Why not adhere to the HTTP standard for once and return a 429 Too many requests or 403 Forbidden? 404 Not Found should only be used for “Not Found” errors.
If adhered to this posts advice, you can really screw your search ranking if a major web crawler gets blocked and de-lists all of your pages because of 404
I think you can still adhere to the HTTP standards (Rails have built-in keywords for those aswell).
This article just talks about blocking hosts that make too many requests to a 404 page (I guess because it's crawling?) and how to mitigate those using Rack Attack.
Could you please explain how sending a 404 to clients sending too many requests would adhere to the HTTP standards? I’m not against the blocking itself.
When I say you can still adhere to the HTTP standards, I mean that you just have to adjust the suggested settings in the config, so requests reaching over the throttle should give 429 instead of 404:
Like the following:
# config/routes.rb
get "429", to: "welcome#429", code: 429
rescue_from ActiveRecord::RecordNotFound, with: :too_many_requests
def too_many_requests
redirect_to "/warning"
end
# config/initializers/rack-attack.rb
class Rack::Attack
...
blocklist("block 429") do |request|
Allow2Ban.filter("too_many_requests-#{request.ip}", maxretry: 5, findtime: 3.minutes, bantime: 1.day) do
request.path == '/429'
end
...
end
# config/initializers/rack-attack.rb
Rack::Attack.blocklisted_responder = lambda do |request|
[ 429, {}, ["You are blocked.
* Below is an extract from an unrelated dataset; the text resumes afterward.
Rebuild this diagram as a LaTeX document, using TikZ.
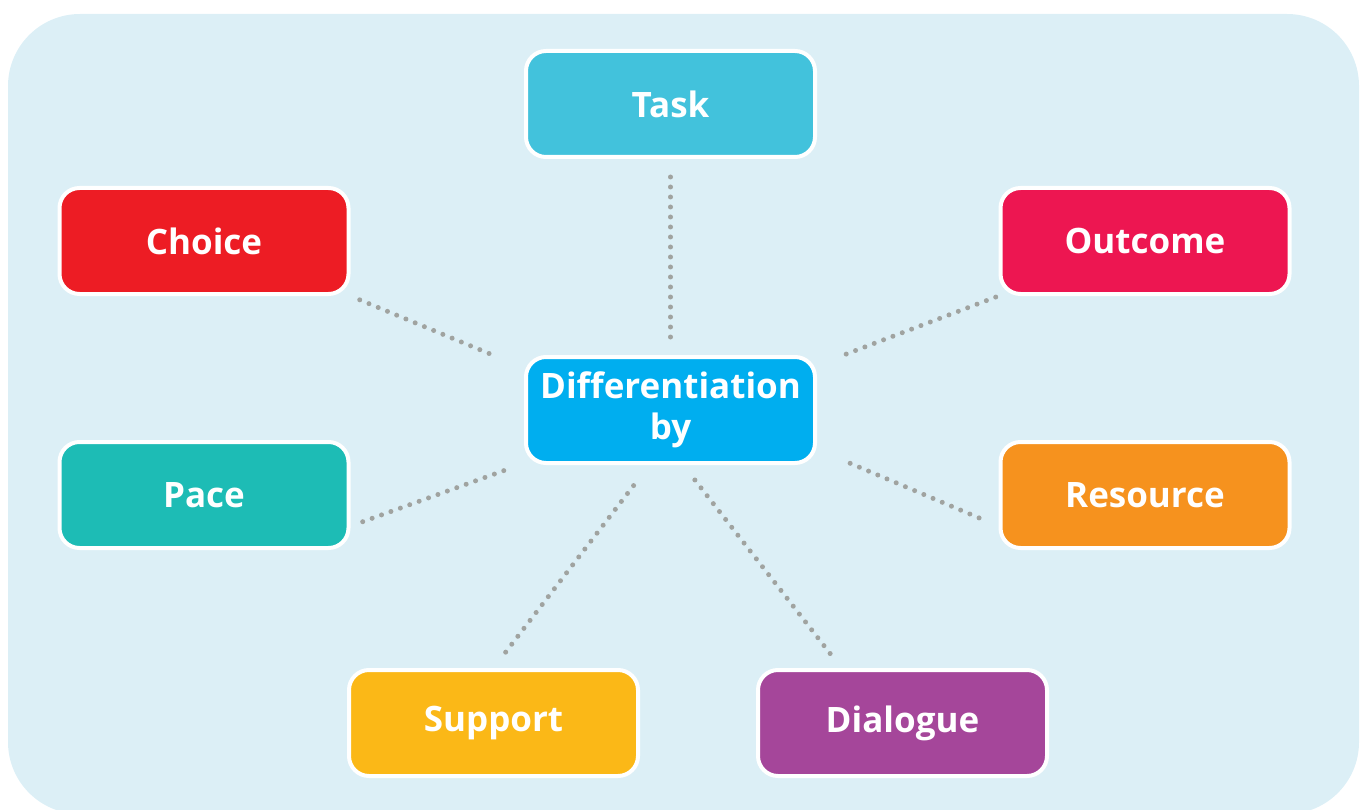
\documentclass[tikz,border=0pt]{standalone}
\usepackage{fontspec}
\setmainfont{Open Sans}
\usetikzlibrary{calc}
\definecolor{bgblue}{HTML}{DCEFF6}
\definecolor{ctask}{HTML}{42C2DC}
\definecolor{cchoice}{HTML}{ED1C24}
\definecolor{coutcome}{HTML}{ED1651}
\definecolor{chub}{HTML}{00AEEF}
\definecolor{cpace}{HTML}{1DBCB5}
\definecolor{cresource}{HTML}{F6921E}
\definecolor{csupport}{HTML}{FBB817}
\definecolor{cdialogue}{HTML}{A5469A}
\definecolor{dotgray}{HTML}{A0A3A0}
\tikzset{
  box/.style={draw=white, line width=4pt, rounded corners=20pt,
    minimum width=289pt, minimum height=106pt, inner sep=0pt,
    text=white, align=center,
    font=\fontsize{35}{41}\selectfont\bfseries},
  conn/.style={draw=dotgray, line width=5pt, line cap=round,
    dash pattern=on 0pt off 10pt}
}
\begin{document}
\begin{tikzpicture}[x=1pt,y=-1pt]
\useasboundingbox (0,0) rectangle (1362,810);
\fill[bgblue, rounded corners=72pt] (8,14) rectangle (1359,814);
\node[box, fill=ctask] (task) at (670.5,104) {Task};
\node[box, fill=cchoice] (choice) at (204,241) {Choice};
\node[box, fill=coutcome] (outcome) at (1145,241) {Outcome};
\node[box, fill=chub] (hub) at (670.5,410) {Differentiation\\by};
\node[box, fill=cpace] (pace) at (204,495) {Pace};
\node[box, fill=cresource] (resource) at (1145,495) {Resource};
\node[box, fill=csupport] (support) at (493.5,723) {Support};
\node[box, fill=cdialogue] (dialogue) at (902.5,723) {Dialogue};
\draw[conn, shorten <=18pt, shorten >=14pt] (task.south) -- (hub.north);
\draw[conn, shorten <=10pt, shorten >=28pt] (choice.south east) -- (hub.164);
\draw[conn, shorten <=3pt, shorten >=24pt] (outcome.south west) -- (hub.17.6);
\draw[conn, shorten <=13pt, shorten >=18pt] (pace.-12.7) -- (hub.-160.6);
\draw[conn, shorten <=36pt, shorten >=17pt] (hub.-15.7) -- (resource.-168.7);
\draw[conn, shorten <=20pt, shorten >=18pt] (support.north) -- (hub.-111.2);
\draw[conn, shorten <=19pt, shorten >=18pt] (hub.-77) -- (dialogue.138.7);
\end{tikzpicture}
\end{document}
If you think are not a bot and you think it was due to a mistake, reach out to us at support@yourdomain.com"]]
end
The way I interpreted the article wasn't to redirect everything to a 404 page, but how to handle massive amount of requests to a 404 page!
Almost all the Rails apps I worked on in the past 18 years don't care about SEO because they don't have much that googlebot can browse without an account. Everything important is either behind a login form or served through an API. The API is probably used by a JS frontend, which googlebot browses, and it's up to the frontend to deal with 404 and other errors in a gracious way. Finally, if the API is machine to machine, there are no worries about SEO.
This is the better way. The redirection happens inside the server. Rack Attack runs early in the request processing and says "do the rest of the processing as if the client's request were for a page that does not exist", then the server acts accordingly.
You haven't been redirected. The redirection happens inside the server, it's never communicated to the client.
Well, almost inside the server. The server first does TLS processing, then this part, then that which the backend developers see as "the server". From a backend developer's perspective, this code runs in the zone between browser and server, where load balancers and such live. Operationally the code runs on in the same rack, probably on the same CPU, as the backend code.
Turbo[0] has been solving this for years. Quite the contrary, front-end frameworks have started to think "sending JSON is good, but actually sending HTML could be great!".
DHH's presentation[1] during Rails World 2023 is quite interesting in that regard, I recommend you give it a go (start around minute 16). I am actually very excited with his vision of the web.